Miss Lily Banquette – My Secret Love
When You Don’t Own Me enters the UK top 40 on Friday the 4th December 2015 it will, incredibly, be the first time the song has ever charted in the UK. It’s one of those songs that you just kind of assume was a huge hit – but it wasn’t. In fact its original performer Lesley Gore – a proper phenomenon in the US – only ever managed two top 40 entries in the UK. The song, however, has become a classic, kept in the public eye in the 1980s thanks to a Blow Monkeys cover on the Dirty Dancing soundtrack, and in the 1990s by Bette Midler, Diane Keaton and Goldie Hawn in The First Wives Club. Its current resurgence comes courtesy of Grace feat. G-Eazy (and, fact fans, it’s once again produced by Quincy Jones) following its use as the soundbed for this year’s House of Fraser Christmas advert, and of course Lauren Murray doing it on The X Factor.
Hearing it again put me in the mood for that peculiarly 1960s brand of highly affected pop, where the stresses of being a teenager in love often ended very badly indeed – see Leader of the Pack by the Shangri-Las and Gore’s own It’s My Party and Judy’s Turn to Cry. As a genre it was pretty short-lived, but a late addition to it came in 1996 thanks to the film Grace of My Heart, a glorious ramble through American pop history from the office-based songwriting factory of New York’s Brill Building through to the poncho-based pop of Laurel Canyon and the California Sound. It’s wonderful for all sorts of reasons – Ileana Douglas as the Carole King-ish Denise Waverley in particular, though even dear old Patsy Kensit comes off well – but its chief masterstroke is the soundtrack, which paired era-appropriate songwriters with modern day musicians. The results are quite, quite spectacular, and chief among them is My Secret Love.
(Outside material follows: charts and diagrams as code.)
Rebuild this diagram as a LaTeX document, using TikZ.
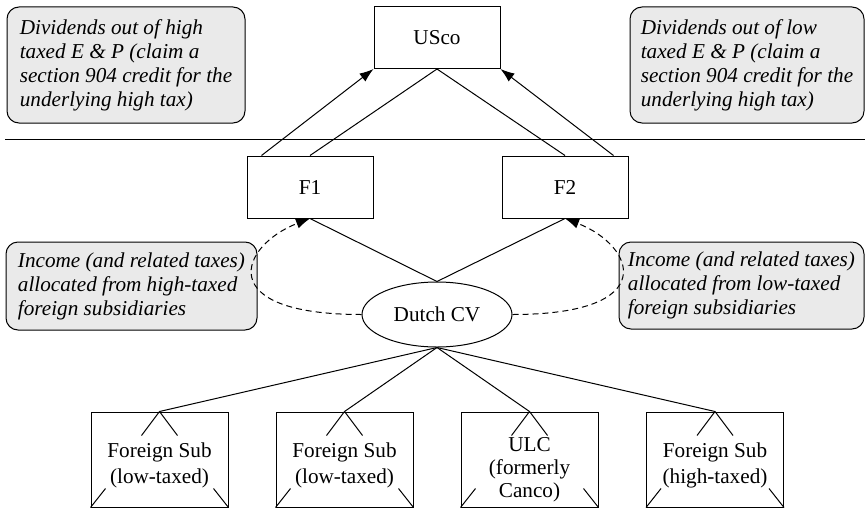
\documentclass[tikz,border=0pt]{standalone}
\usepackage{fontspec}
\setmainfont{Liberation Serif}
\usepackage{xcolor}
\definecolor{notefill}{HTML}{EAEAEA}
\usetikzlibrary{arrows.meta,shapes.geometric}
\tikzset{
  entity/.style  = {draw,line width=0.5pt,minimum width=63pt,minimum height=31pt,
                     inner sep=0pt},
  note/.style    = {draw,line width=0.5pt,rounded corners=6pt,fill=notefill,
                     align=left,inner sep=0pt,
                     font=\itshape\fontsize{10.6}{12}\selectfont},
  subsid/.style  = {draw,line width=0.5pt,minimum width=68.5pt,minimum height=47.5pt,
                     inner sep=0pt},
  subtext/.style = {align=center,inner sep=0pt,font=\fontsize{10.6}{13}\selectfont},
  cvnode/.style  = {draw,ellipse,line width=0.5pt,minimum width=75pt,
                     minimum height=32.5pt,inner sep=0pt},
  own/.style     = {line width=0.5pt},
  divarr/.style  = {own,-{Latex[length=7pt,width=5pt]}},
  alloc/.style   = {own,dash pattern=on 3pt off 2pt,-{Latex[length=7pt,width=5pt]}},
}

\begin{document}
\begin{tikzpicture}[x=0.5pt,y=-0.5pt,font=\fontsize{10.6}{12}\selectfont]
  \useasboundingbox (0,0) rectangle (865,508);
  % entities
  \node[entity] (usco) at (437,37.5) {USco};
  \node[entity] (f1) at (310,187) {F1};
  \node[entity] (f2) at (565,187) {F2};
  \node[cvnode] (cv) at (437,314.5) {Dutch CV};
  \node[subsid] (s1) at (159.5,459.5) {};
  \node[subsid] (s2) at (344.5,459.5) {};
  \node[subsid] (s3) at (529.5,459.5) {};
  \node[subsid] (s4) at (715,459.5) {};
  \node[subtext] (t1) at (159.5,465) {Foreign Sub\\(low-taxed)};
  \node[subtext] (t2) at (344.5,465) {Foreign Sub\\(low-taxed)};
  \node[subtext,font=\fontsize{10.6}{11.5}\selectfont] (t3) at (529.5,470)
       {ULC\\(formerly\\Canco)};
  \node[subtext] (t4) at (715,465) {Foreign Sub\\(high-taxed)};
  % notes
  \node[note,minimum width=119pt,minimum height=58pt] (divhigh) at (126,65)
       {Dividends out of high\\taxed E \& P (claim a\\section 904 credit for the\\underlying high tax)};
  \node[note,minimum width=117pt,minimum height=58pt] (divlow) at (747,65)
       {Dividends out of low\\taxed E \& P (claim a\\section 904 credit for the\\underlying high tax)};
  \node[note,minimum width=125.5pt,minimum height=44pt] (inchigh) at (131.5,286)
       {Income (and related taxes)\\allocated from high-taxed\\foreign subsidiaries};
  \node[note,minimum width=122.5pt,minimum height=43.5pt] (inclow) at (741.5,285.5)
       {Income (and related taxes)\\allocated from low-taxed\\foreign subsidiaries};
  % border line
  \coordinate (bl) at (5,139);
  \coordinate (br) at (865,139);
  \draw[own] (bl) -- (br);
  % ownership
  \draw[own] (f1.north) -- (usco.south);
  \draw[own] (f2.north) -- (usco.south);
  \draw[own] (f1.south) -- (cv.north);
  \draw[own] (f2.south) -- (cv.north);
  \foreach \n in {s1,s2,s3,s4}{
    \draw[own] (cv.south) -- (\n.north);
    \draw[own] (\n.north) -- +(-18,24);
    \draw[own] (\n.north) -- +(18,24);
    \draw[own] (\n.south west) -- +(15,-19);
    \draw[own] (\n.south east) -- +(-15,-19);
  }
  % dividends
  \draw[divarr] ([xshift=7.5pt]f1.north west) -- (usco.south west);
  \draw[divarr] ([xshift=-7.5pt]f2.north east) -- (usco.south east);
  % allocations
  \draw[alloc] (cv.west) .. controls +(-150,0) and +(-70,27) .. (f1.south);
  \draw[alloc] (cv.east) .. controls +(150,0) and +(70,27) .. (f2.south);
\end{tikzpicture}
\end{document}
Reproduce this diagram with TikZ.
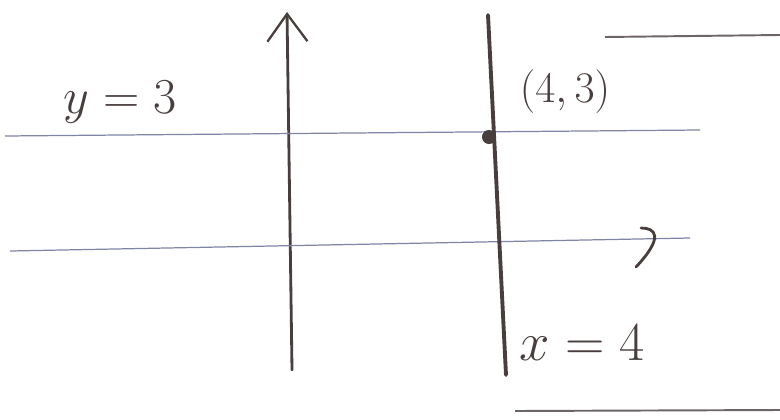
\documentclass[tikz,border=0pt]{standalone}
\usepackage{xcolor}
\usepackage{tikz}
\usetikzlibrary{arrows.meta}
\definecolor{pen}{RGB}{72,62,62}
\definecolor{faint}{RGB}{128,132,165}

\begin{document}
\begin{tikzpicture}[
  x=0.02cm, y=-0.02cm,
  axis/.style={pen, line width=1.6pt, line cap=round,
               -{Straight Barb[length=0.55cm, width=0.8cm, line width=1.3pt]}},
  guide/.style={faint, line width=0.7pt},
  vline/.style={pen, line width=2.2pt, line cap=round},
  hand/.style={pen, line width=1.6pt, line cap=round},
  edge/.style={pen!80, line width=1.1pt},
  lbl/.style={pen, inner sep=0pt, font=\fontsize{24}{28}\selectfont},
  dot/.style={circle, fill=pen, inner sep=0pt, minimum size=8pt}
]
\useasboundingbox (0,0) rectangle (780,419);

% coordinates of the sketch
\coordinate (ybot) at (292,370);
\coordinate (ytop) at (287,12);
\coordinate (xl)   at (10,251);
\coordinate (xr)   at (690,238);
\coordinate (gl)   at (5,136);
\coordinate (gr)   at (700,130);
\coordinate (vt)   at (488,15);
\coordinate (vb)   at (506,375);

% axes and the two lines
\draw[axis]  (ybot) -- (ytop);
\draw[guide] (xl) -- (xr);
\draw[hand]  (641,228) .. controls (655,228) and (665,236) .. (636,267);
\draw[guide] (gl) -- (gr);
\draw[vline] (vt) -- (vb);

% the point and labels
\node[dot] (pt) at (489,137) {};
\node[lbl] (ptlbl) at (565,92) {$(4,3)$};
\node[lbl, scale=1.15] (ylbl) at (120,102) {$y=3$};
\node[lbl, scale=1.25] (xlbl) at (582,343) {$x=4$};

% page edges
\draw[edge] (605,37) -- (780,35);
\draw[edge] (515,411) -- (780,410);
\end{tikzpicture}
\end{document}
In the film, the song accompanies a brief sub-plot focussed on the Lesley Gore-esque Kelly Porter (played wonderfully, and with tremendous hair, by Bridget Fonda). A teen idol and closeted lesbian who is visibly coming apart, Denise pens My Secret Love as a way to let her release some of the pressure without destroying her career – it’s a coming out anthem cunningly disguised as another ‘good girl meets bad boy’ melodrama: “Love / Has never been easy for me / Can’t you see / I have always been lonely / Faith / It seems like a mystery / Girls like me / Have to hide our hearts away”.
Now, this is where things get a bit meta. The song was written Larry Klein and David Baerwald, who were paired with…you guessed it: Lesley Gore. While her pop stardom had ended in 1967 with California Nights, she’d gone on to become a songwriter of some note, receiving an Oscar nomination (with her brother Michael) for 1980’s Out Here On My Own from the movie Fame. My Secret Love was the answer to a question that no-one had really thought to ask back in 1963, and one that Gore could never have dared answer. She liked girls, but she represented clean-cut American youth, where cardigans were always buttoned right up to the top and a teenage girl’s life revolved around the approval of boys. She wasn’t even allowed to sing A Groovy Kind of Love for fear that her use of the word ‘groovy’ might make parents think she was some kind of beatnik.
My Secret Love – sung with perfectly period clipped anguish by Lily Banquette of the lounge band Combustible Edison – is, primarily, a brilliant pop song. With its almost violent string arrangement and billowing orchestral flourishes, it’s a beautiful recreation of the era, full of intense teenage yearnings where every heartbreak might as well be the end of the world. But this one has real meaning – while there’s no doubt that lovestruck teens feel things very deeply, a line like “I refuse / To think of losing you / I won’t give the world / The chance of accusing you” floors you completely. How many people – not least among them Gore herself – went through (and continue to go through) this? In a song that lands as many punches as it pulls, perhaps this one is the hardest: “Like Romeo and Juliet / They will chase us to our deaths / Then voice their false regret / The liars”. Overly dramatic? Maybe. True? Undoubtedly. To borrow a line from another song: you would cry too if it happened to you.
I really hope that in writing it, Gore, who sadly died earlier this year, was finally able to add a full stop to a sentence that had been unfinished for a long, long time – and in such style too. What a woman.
Entered chart: was not released
Who could sing this today and have a hit? Well, the beauty of this song is that it’s very adaptable. The subtext is so expertly hidden that in theory, you could be singing about an obsession with shoes – which is my way of saying it could easily turn up in a Christmas advert this time next year, probably sung by Meghan Trainor.